Can countries ever become 100% renewable if they are not blessed with extensive hydroelectric or geothermal resources? There are encouraging signs. Greenhouse gas emissions in over 40 countries have been falling for over a decade and the Danish capital Copenhagen has committed to being carbon free by 2025.
Could we be approaching the point where, within the next few years, we will begin to see entire countries committing to ditch fossil fuels within a couple of decades?
And we have to look closely at which renewables we are turning to. It is not enough for our energy to be renewable, it must also be sustainable. Not only that, but there are many factors to consider when assessing sustainability. It is a complex issue which goes way beyond simply fossil fuel vs renewables.
It is important to acknowledge that we are going to depend on fossil fuels – and the companies that provide them – for several decades to come.

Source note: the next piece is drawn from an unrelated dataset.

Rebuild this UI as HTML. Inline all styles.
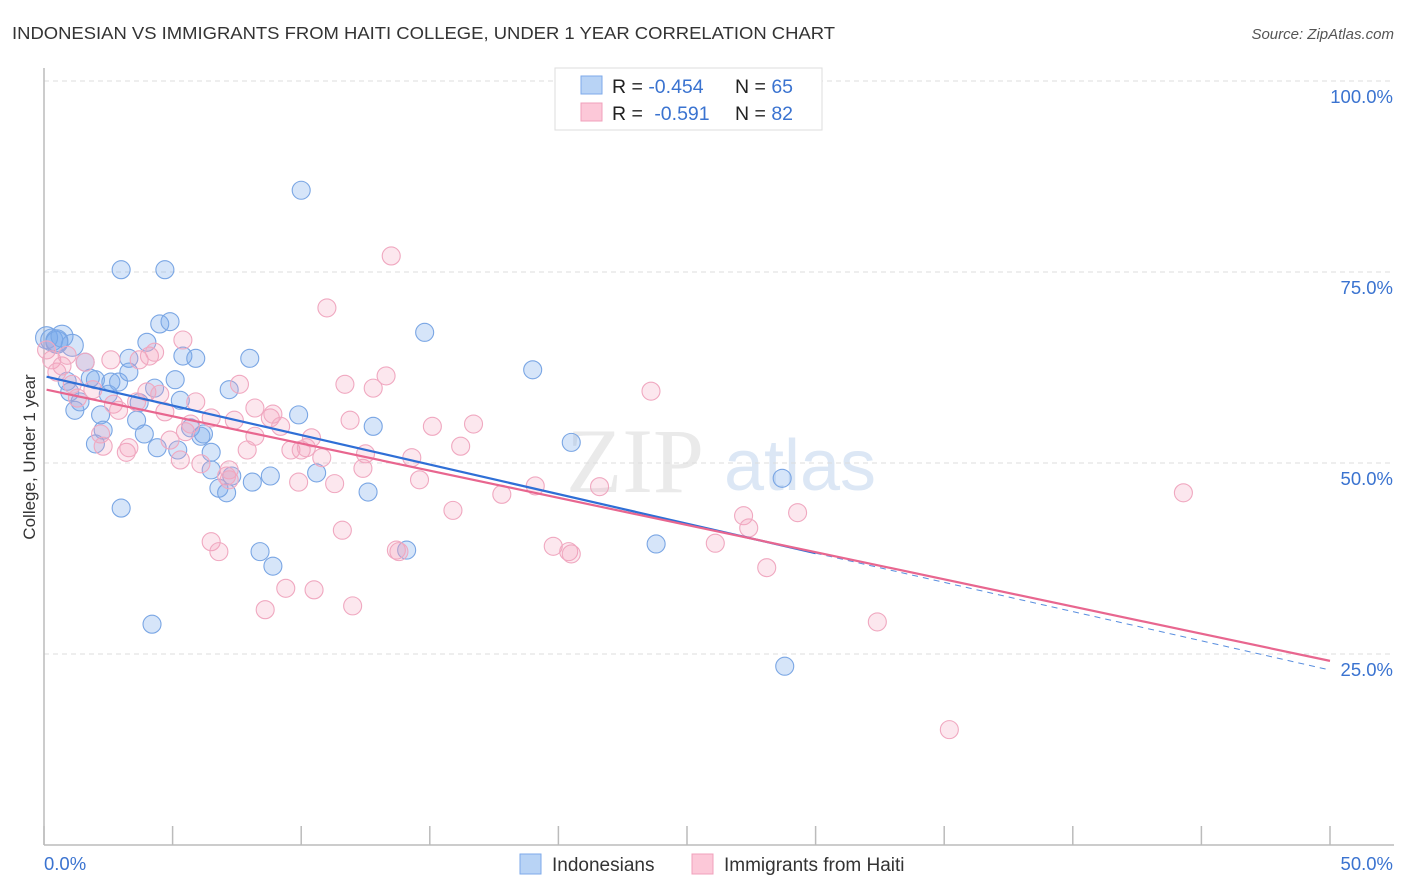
<!DOCTYPE html>
<html><head><meta charset="utf-8"><style>
body{margin:0;background:#fff;font-family:"Liberation Sans",sans-serif;}
svg{display:block}
</style></head><body>
<svg id="chart" width="1406" height="892" xmlns="http://www.w3.org/2000/svg">
<text x="12" y="39" font-size="17.5" fill="#333" textLength="823" lengthAdjust="spacingAndGlyphs">INDONESIAN VS IMMIGRANTS FROM HAITI COLLEGE, UNDER 1 YEAR CORRELATION CHART</text>
<text x="1394" y="39" font-size="15" fill="#555" font-style="italic" text-anchor="end">Source: ZipAtlas.com</text>
<g>
<text x="635" y="492" font-size="92" fill="#ddd" font-family="Liberation Serif,serif" text-anchor="middle" opacity="0.6">ZIP</text>
<text x="800" y="490" font-size="72" fill="#c5d8f0" text-anchor="middle" opacity="0.6">atlas</text>
</g>
<g id="grid"></g>
<g id="axes"></g>
<g id="points"></g>
<g id="trends"></g>
<text x="35" y="457" font-size="17" fill="#333" text-anchor="middle" transform="rotate(-90 35 457)">College, Under 1 year</text>
<g>
<rect x="555" y="68" width="267" height="62" fill="#fff" stroke="#ddd"/>
<rect x="581" y="76" width="21" height="18" fill="#b8d3f5" stroke="#7eaaea"/>
<rect x="581" y="103" width="21" height="18" fill="#fcc8d8" stroke="#f0a0bb"/>
<text x="612" y="93" font-size="19.5" fill="#222">R = <tspan fill="#3a73d0">-0.454</tspan><tspan x="735">N = </tspan><tspan fill="#3a73d0">65</tspan></text>
<text x="612" y="120" font-size="19.5" fill="#222">R = <tspan fill="#3a73d0" dx="6">-0.591</tspan><tspan x="735">N = </tspan><tspan fill="#3a73d0">82</tspan></text>
</g>
<g>
<rect x="520" y="854" width="21" height="20" fill="#b8d3f5" stroke="#7eaaea"/>
<text x="552" y="871" font-size="19" fill="#333">Indonesians</text>
<rect x="692" y="854" width="21" height="20" fill="#fcc8d8" stroke="#f0a0bb"/>
<text x="724" y="871" font-size="19" fill="#333">Immigrants from Haiti</text>
</g>
</svg>
<script>
const yTicks=[25,50,75,100];
const yTickLabels=["25.0%","50.0%","75.0%","100.0%"];
const xTickCount=[0,5,10,15,20,25,30,35,40,45,50];
const blueX=[0.1,0.3,0.5,0.7,1.1,0.5,0.9,1.0,1.2,1.4,1.6,1.8,2.0,2.2,2.3,2.0,2.5,2.6,2.9,3.0,3.0,3.3,3.3,3.6,3.7,3.9,4.0,4.3,4.2,4.4,4.5,4.7,4.9,5.1,5.3,5.2,5.4,5.9,5.7,6.1,6.2,6.5,6.5,6.8,7.1,7.2,7.3,8.0,8.1,8.4,8.8,8.9,9.9,10.0,10.6,12.6,12.8,14.1,14.8,19.0,20.5,23.8,28.7,28.8];
const blueY=[66.4,66.1,65.8,66.6,65.4,66.0,60.7,59.3,56.9,58.0,63.2,61.1,60.9,56.3,54.3,52.5,59.0,60.6,60.6,75.3,44.1,63.7,61.9,55.6,57.9,53.8,65.8,59.8,28.9,52.0,68.2,75.3,68.5,60.9,58.2,51.7,64.0,63.7,54.6,53.5,53.8,51.4,49.1,46.7,46.1,59.6,48.3,63.7,47.5,38.4,48.3,36.5,56.3,85.7,48.7,46.2,54.8,38.6,67.1,62.2,52.7,39.4,48.0,23.4];
const pinkX=[0.1,0.3,0.5,0.7,0.9,1.1,1.3,1.6,1.9,2.2,2.3,2.6,2.7,2.9,3.2,3.3,3.6,3.7,4.0,4.1,4.3,4.5,4.7,4.9,5.3,5.4,5.5,5.7,5.9,6.1,6.5,6.5,6.8,7.1,7.2,7.2,7.4,7.6,7.9,8.2,8.2,8.6,8.8,8.9,9.2,9.4,9.6,9.9,10.0,10.2,10.4,10.5,10.8,11.0,11.3,11.6,11.7,11.9,12.0,12.4,12.5,12.8,13.3,13.5,13.7,13.8,14.3,14.6,15.1,15.9,16.2,16.7,17.8,19.1,19.8,20.4,20.5,21.6,23.6,26.1,27.2,27.4,28.1,29.3,32.4,35.2,44.3];
const pinkY=[64.8,63.5,61.9,62.7,64.1,60.3,58.5,63.2,59.6,53.8,52.2,63.5,57.7,56.9,51.4,52.0,58.0,63.5,59.3,64.0,64.5,59.0,56.7,53.0,50.4,66.1,54.1,55.1,58.0,49.9,39.7,55.9,38.4,48.3,49.1,47.8,55.6,60.3,51.7,53.5,57.2,30.8,55.9,56.4,54.8,33.6,51.7,47.5,51.7,52.0,53.3,33.4,50.7,70.3,47.3,41.2,60.3,55.6,31.3,49.3,51.2,59.8,61.4,77.1,38.6,38.4,50.7,47.8,54.8,43.8,52.2,55.1,45.9,47.0,39.1,38.4,38.1,46.9,59.4,39.5,43.1,41.5,36.3,43.5,29.2,15.1,46.1];
const blueTrend=[61.3,38.2,22.9]; // y at x=0, x=30, x=50
const pinkTrend=[59.6,24.1]; // y at x=0, x=50
const NS="http://www.w3.org/2000/svg";
const X0=44,X1=1330,Yb=845,Yt=81;
const sx=v=>X0+(v/50)*(X1-X0);
const sy=v=>Yb-(v/100)*(Yb-Yt);
function mk(tag,attrs,parent){const e=document.createElementNS(NS,tag);for(const k in attrs)e.setAttribute(k,attrs[k]);document.getElementById(parent).appendChild(e);return e;}
yTicks.forEach((t,i)=>{
 const l=mk('line',{x1:X0,x2:1394,y1:sy(t),y2:sy(t),stroke:'#ddd','stroke-dasharray':'5,4'},'grid');
 
 
 const tx=mk('text',{x:1393,y:sy(t)+22,'font-size':18.5,fill:'#3a73d0','text-anchor':'end'},'grid');
 tx.textContent=yTickLabels[i];
 
 
});
const ax=mk('line',{x1:X0,x2:1394,y1:Yb,y2:Yb,stroke:'#bbb','stroke-width':1.5},'axes');


const ay=mk('line',{x1:X0,x2:X0,y1:68,y2:Yb,stroke:'#bbb','stroke-width':1.5},'axes');


xTickCount.forEach(t=>{
 const l=mk('line',{x1:sx(t),x2:sx(t),y1:826,y2:Yb,stroke:'#bbb','stroke-width':1.5},'axes');
 
 
});
const xl0=mk('text',{x:44,y:870,'font-size':18.5,fill:'#3a73d0'},'axes');xl0.textContent='0.0%';


const xl1=mk('text',{x:1393,y:870,'font-size':18.5,fill:'#3a73d0','text-anchor':'end'},'axes');xl1.textContent='50.0%';


blueX.forEach((x,i)=>{
 const c=mk('circle',{cx:sx(x),cy:sy(blueY[i]),r:i<6?11:9,fill:'rgba(120,170,235,0.3)',stroke:'#7aa6e4','stroke-width':1.1},'points');
 
 
});
pinkX.forEach((x,i)=>{
 const c=mk('circle',{cx:sx(x),cy:sy(pinkY[i]),r:9,fill:'rgba(245,160,188,0.25)',stroke:'#f0a8c0','stroke-width':1.1},'points');
 
 
});
const bt=mk('line',{x1:sx(0.1),y1:sy(blueTrend[0]),x2:sx(30),y2:sy(blueTrend[1]),stroke:'#2f6fd6','stroke-width':2.2},'trends');


const bd=mk('line',{x1:sx(30),y1:sy(blueTrend[1]),x2:sx(50),y2:sy(blueTrend[2]),stroke:'#5a8fdf','stroke-width':1,'stroke-dasharray':'6,5'},'trends');


const pt=mk('line',{x1:sx(0.1),y1:sy(pinkTrend[0]),x2:sx(50),y2:sy(pinkTrend[1]),stroke:'#e8668f','stroke-width':2.2},'trends');


</script>
</body></html>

We should also be able to look to today’s energy companies to use their experience and expertise to help develop more environmentally sustainable technologies like carbon capture.
There are also questions to ask when it comes to the divestment movement. Is a high profile campaign pressing for immediate action to withdraw funds from energy companies really the wisest focus for action? When so many people around the world do not have access to reliable energy, are there other policies which could achieve the same end in a different way?